I'm trying to think if a ship gets boarded by troops using gauss or projectile weapons if a small crew could turn the tables using internal G.
/QB]
Well, if you figure muzzle velocity of over 800 mps (I'm just WAGing here), you figure in the first second, it'll have covered 800 m, which is more than any indoor arena. If I have a 1 g force acting on the round, it would drop 1/2 a t ^ 2 = 4.9 m so you have to have aimed 5m high, which at 800m is a very small change in angle. If I bumped up to six Gs, in that same time frame, I'd have dropped 29.4m at target point, which is 29.4/800 for change in angle, which is again very small.
Yes, it would make a difference and could impose some mods on the first shot taken by a foe at that distance. But if the distance was 20 or 50m, more typical for long indoor range, it probably wouldn't even do that.
So, unless you can muster many, many tens or hundreds of Gs, you aren't going to noticeably impact shot MPI in the time it is in flight with gravity.
MT's SOM said that I think you could cycle the grav plates across a range of +/- 2Gs. I'm assuming another option if you had a mobile ship was strap everyone in, drop the inertial comp, and start flying a yo-yo at 4G+. In that environment, you'll probably grav pong a few hostiles quite effectively.

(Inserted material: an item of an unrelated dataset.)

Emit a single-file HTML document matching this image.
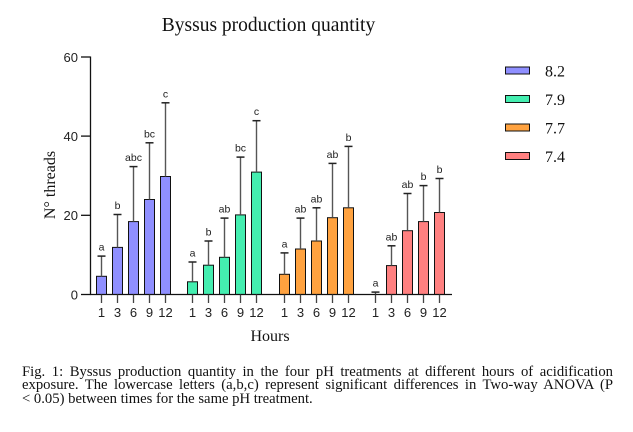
<!DOCTYPE html>
<html>
<head>
<meta charset="utf-8">
<style>
  html,body{margin:0;padding:0;background:#fff;}
  body{width:633px;height:432px;position:relative;overflow:hidden;}
  svg{position:absolute;left:0;top:0;}
  .cap{position:absolute;left:22px;width:591px;font-family:"Liberation Serif",serif;font-size:14.67px;line-height:15px;color:#111;white-space:normal;}
  .j{text-align:justify;text-align-last:justify;}
</style>
</head>
<body>
<svg width="633" height="432" viewBox="0 0 633 432" xmlns="http://www.w3.org/2000/svg">
  <!-- title -->
  <text x="268.5" y="31" font-family="Liberation Serif, serif" font-size="19.5" text-anchor="middle" fill="#111">Byssus production quantity</text>

  <!-- y axis -->
  <g stroke="#111" stroke-width="1.3" fill="none">
    <line x1="90.5" y1="56.5" x2="90.5" y2="295"/>
    <line x1="81" y1="57" x2="90.5" y2="57"/>
    <line x1="81" y1="136.1" x2="90.5" y2="136.1"/>
    <line x1="81" y1="215.3" x2="90.5" y2="215.3"/>
    <line x1="81" y1="294.5" x2="90.5" y2="294.5"/>
  </g>
  <g font-family="Liberation Sans, Arial, sans-serif" font-size="13" fill="#222" text-anchor="end">
    <text x="78" y="62">60</text>
    <text x="78" y="141">40</text>
    <text x="78" y="220">20</text>
    <text x="78" y="299.5">0</text>
  </g>
  <text transform="translate(55,185) rotate(-90)" font-family="Liberation Serif, serif" font-size="16" text-anchor="middle" fill="#111">N° threads</text>

  <!-- bars -->
  <g stroke="#111" stroke-width="1">
    <rect x="96.5" y="276.3" width="10" height="18.2" fill="#8F8FFF"/>
    <rect x="112.5" y="247.4" width="10" height="47.1" fill="#8F8FFF"/>
    <rect x="128.5" y="221.6" width="10" height="72.9" fill="#8F8FFF"/>
    <rect x="144.5" y="199.5" width="10" height="95" fill="#8F8FFF"/>
    <rect x="160.5" y="176.5" width="10" height="118" fill="#8F8FFF"/>
    <rect x="187.5" y="281.8" width="10" height="12.7" fill="#44EEB0"/>
    <rect x="203.5" y="265.2" width="10" height="29.3" fill="#44EEB0"/>
    <rect x="219.5" y="257.3" width="10" height="37.2" fill="#44EEB0"/>
    <rect x="235.5" y="214.9" width="10" height="79.6" fill="#44EEB0"/>
    <rect x="251.5" y="172.1" width="10" height="122.4" fill="#44EEB0"/>
    <rect x="279.5" y="274.3" width="10" height="20.2" fill="#FFA23F"/>
    <rect x="295.5" y="249" width="10" height="45.5" fill="#FFA23F"/>
    <rect x="311.5" y="241" width="10" height="53.5" fill="#FFA23F"/>
    <rect x="327.5" y="217.7" width="10" height="76.8" fill="#FFA23F"/>
    <rect x="343.5" y="207.8" width="10" height="86.7" fill="#FFA23F"/>
    <rect x="386.5" y="265.6" width="10" height="28.9" fill="#FF8080"/>
    <rect x="402.5" y="230.7" width="10" height="63.8" fill="#FF8080"/>
    <rect x="418.5" y="221.6" width="10" height="72.9" fill="#FF8080"/>
    <rect x="434.5" y="212.5" width="10" height="82" fill="#FF8080"/>
  </g>

  <!-- error bars vertical -->
  <g stroke="#555" stroke-width="1.4">
    <line x1="101.5" y1="276.3" x2="101.5" y2="256.1"/>
    <line x1="117.5" y1="247.4" x2="117.5" y2="214.5"/>
    <line x1="133.5" y1="221.6" x2="133.5" y2="166.6"/>
    <line x1="149.5" y1="199.5" x2="149.5" y2="142.8"/>
    <line x1="165.5" y1="176.5" x2="165.5" y2="102.8"/>
    <line x1="192.5" y1="281.8" x2="192.5" y2="262"/>
    <line x1="208.5" y1="265.2" x2="208.5" y2="241"/>
    <line x1="224.5" y1="257.3" x2="224.5" y2="218.1"/>
    <line x1="240.5" y1="214.9" x2="240.5" y2="157.1"/>
    <line x1="256.5" y1="172.1" x2="256.5" y2="120.7"/>
    <line x1="284.5" y1="274.3" x2="284.5" y2="252.9"/>
    <line x1="300.5" y1="249" x2="300.5" y2="218.1"/>
    <line x1="316.5" y1="241" x2="316.5" y2="207.8"/>
    <line x1="332.5" y1="217.7" x2="332.5" y2="163.4"/>
    <line x1="348.5" y1="207.8" x2="348.5" y2="146.4"/>
    <line x1="375.5" y1="294.5" x2="375.5" y2="292.1"/>
    <line x1="391.5" y1="265.6" x2="391.5" y2="245.8"/>
    <line x1="407.5" y1="230.7" x2="407.5" y2="193.5"/>
    <line x1="423.5" y1="221.6" x2="423.5" y2="185.6"/>
    <line x1="439.5" y1="212.5" x2="439.5" y2="178.5"/>
  </g>
  <!-- caps -->
  <g stroke="#222" stroke-width="1.5">
    <line x1="97.5" y1="256.1" x2="105.5" y2="256.1"/>
    <line x1="113.5" y1="214.5" x2="121.5" y2="214.5"/>
    <line x1="129.5" y1="166.6" x2="137.5" y2="166.6"/>
    <line x1="145.5" y1="142.8" x2="153.5" y2="142.8"/>
    <line x1="161.5" y1="102.8" x2="169.5" y2="102.8"/>
    <line x1="188.5" y1="262" x2="196.5" y2="262"/>
    <line x1="204.5" y1="241" x2="212.5" y2="241"/>
    <line x1="220.5" y1="218.1" x2="228.5" y2="218.1"/>
    <line x1="236.5" y1="157.1" x2="244.5" y2="157.1"/>
    <line x1="252.5" y1="120.7" x2="260.5" y2="120.7"/>
    <line x1="280.5" y1="252.9" x2="288.5" y2="252.9"/>
    <line x1="296.5" y1="218.1" x2="304.5" y2="218.1"/>
    <line x1="312.5" y1="207.8" x2="320.5" y2="207.8"/>
    <line x1="328.5" y1="163.4" x2="336.5" y2="163.4"/>
    <line x1="344.5" y1="146.4" x2="352.5" y2="146.4"/>
    <line x1="371.5" y1="292.1" x2="379.5" y2="292.1"/>
    <line x1="387.5" y1="245.8" x2="395.5" y2="245.8"/>
    <line x1="403.5" y1="193.5" x2="411.5" y2="193.5"/>
    <line x1="419.5" y1="185.6" x2="427.5" y2="185.6"/>
    <line x1="435.5" y1="178.5" x2="443.5" y2="178.5"/>
  </g>

  <!-- significance letters -->
  <g font-family="Liberation Sans, Arial, sans-serif" font-size="10.5" fill="#222" text-anchor="middle">
    <text x="101.5" y="250.6">a</text>
    <text x="117.5" y="209">b</text>
    <text x="133.5" y="161.1">abc</text>
    <text x="149.5" y="137.3">bc</text>
    <text x="165.5" y="97.3">c</text>
    <text x="192.5" y="256.5">a</text>
    <text x="208.5" y="235.5">b</text>
    <text x="224.5" y="212.6">ab</text>
    <text x="240.5" y="151.6">bc</text>
    <text x="256.5" y="115.2">c</text>
    <text x="284.5" y="247.4">a</text>
    <text x="300.5" y="212.6">ab</text>
    <text x="316.5" y="202.3">ab</text>
    <text x="332.5" y="157.9">ab</text>
    <text x="348.5" y="140.9">b</text>
    <text x="375.5" y="286.6">a</text>
    <text x="391.5" y="240.3">ab</text>
    <text x="407.5" y="188">ab</text>
    <text x="423.5" y="180.1">b</text>
    <text x="439.5" y="173">b</text>
  </g>

  <!-- x axis -->
  <g stroke="#111" stroke-width="1.3">
    <line x1="90" y1="294.5" x2="452" y2="294.5"/>
  </g>
  <g stroke="#444" stroke-width="1.3">
    <line x1="101.5" y1="294.5" x2="101.5" y2="303"/>
    <line x1="117.5" y1="294.5" x2="117.5" y2="303"/>
    <line x1="133.5" y1="294.5" x2="133.5" y2="303"/>
    <line x1="149.5" y1="294.5" x2="149.5" y2="303"/>
    <line x1="165.5" y1="294.5" x2="165.5" y2="303"/>
    <line x1="192.5" y1="294.5" x2="192.5" y2="303"/>
    <line x1="208.5" y1="294.5" x2="208.5" y2="303"/>
    <line x1="224.5" y1="294.5" x2="224.5" y2="303"/>
    <line x1="240.5" y1="294.5" x2="240.5" y2="303"/>
    <line x1="256.5" y1="294.5" x2="256.5" y2="303"/>
    <line x1="284.5" y1="294.5" x2="284.5" y2="303"/>
    <line x1="300.5" y1="294.5" x2="300.5" y2="303"/>
    <line x1="316.5" y1="294.5" x2="316.5" y2="303"/>
    <line x1="332.5" y1="294.5" x2="332.5" y2="303"/>
    <line x1="348.5" y1="294.5" x2="348.5" y2="303"/>
    <line x1="375.5" y1="294.5" x2="375.5" y2="303"/>
    <line x1="391.5" y1="294.5" x2="391.5" y2="303"/>
    <line x1="407.5" y1="294.5" x2="407.5" y2="303"/>
    <line x1="423.5" y1="294.5" x2="423.5" y2="303"/>
    <line x1="439.5" y1="294.5" x2="439.5" y2="303"/>
  </g>
  <g font-family="Liberation Sans, Arial, sans-serif" font-size="13" fill="#222" text-anchor="middle">
    <text x="101.5" y="317">1</text>
    <text x="117.5" y="317">3</text>
    <text x="133.5" y="317">6</text>
    <text x="149.5" y="317">9</text>
    <text x="165.5" y="317">12</text>
    <text x="192.5" y="317">1</text>
    <text x="208.5" y="317">3</text>
    <text x="224.5" y="317">6</text>
    <text x="240.5" y="317">9</text>
    <text x="256.5" y="317">12</text>
    <text x="284.5" y="317">1</text>
    <text x="300.5" y="317">3</text>
    <text x="316.5" y="317">6</text>
    <text x="332.5" y="317">9</text>
    <text x="348.5" y="317">12</text>
    <text x="375.5" y="317">1</text>
    <text x="391.5" y="317">3</text>
    <text x="407.5" y="317">6</text>
    <text x="423.5" y="317">9</text>
    <text x="439.5" y="317">12</text>
  </g>
  <text x="270" y="341" font-family="Liberation Serif, serif" font-size="16" text-anchor="middle" fill="#111">Hours</text>

  <!-- legend -->
  <g stroke="#111" stroke-width="1">
    <rect x="505.5" y="67" width="24" height="7" fill="#8F8FFF"/>
    <rect x="505.5" y="95.5" width="24" height="7" fill="#44EEB0"/>
    <rect x="505.5" y="124" width="24" height="7" fill="#FFA23F"/>
    <rect x="505.5" y="152.5" width="24" height="7" fill="#FF8080"/>
  </g>
  <g font-family="Liberation Serif, serif" font-size="16" fill="#111">
    <text x="545" y="76.5">8.2</text>
    <text x="545" y="105">7.9</text>
    <text x="545" y="133.5">7.7</text>
    <text x="545" y="162">7.4</text>
  </g>
</svg>

<div class="cap j" style="top:364.5px;">Fig. 1: Byssus production quantity in the four pH treatments at different hours of acidification</div>
<div class="cap j" style="top:378.3px;">exposure. The lowercase letters (a,b,c) represent significant differences in Two-way ANOVA (P</div>
<div class="cap" style="top:392.1px;">&lt; 0.05) between times for the same pH treatment.</div>
</body>
</html>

Proper anti-hijack systems would feature:
- gas release
- locking bulkheads and internal doors
- sensors
- chargeable deck plating
- variable grav, in some key areas to +/- 12G with no local control (choke points heading to the bridge and engineering for instance)
- strobbing hazers (causing nausea, seizures, etc in targets that don't have their filters on)
- advanced vesions might also incorporate weaponry or anti-personel mines
- ability to catastrophically vent areas to vacuum
- localized EMP mines/corridor sections so as to disrupt enemy powered kit like weapons, battle dress, and comms
- comms jammers (in ship an use the fiber links in the ship)
Those are the sorts of things you'd build into a ship if you were worried about boarding actions. I suspect most liners at least have the locking systems, sensors, and gas. Cargo ships and small merchantment may not have more than locking doors and the ship's locker to hold off pirates.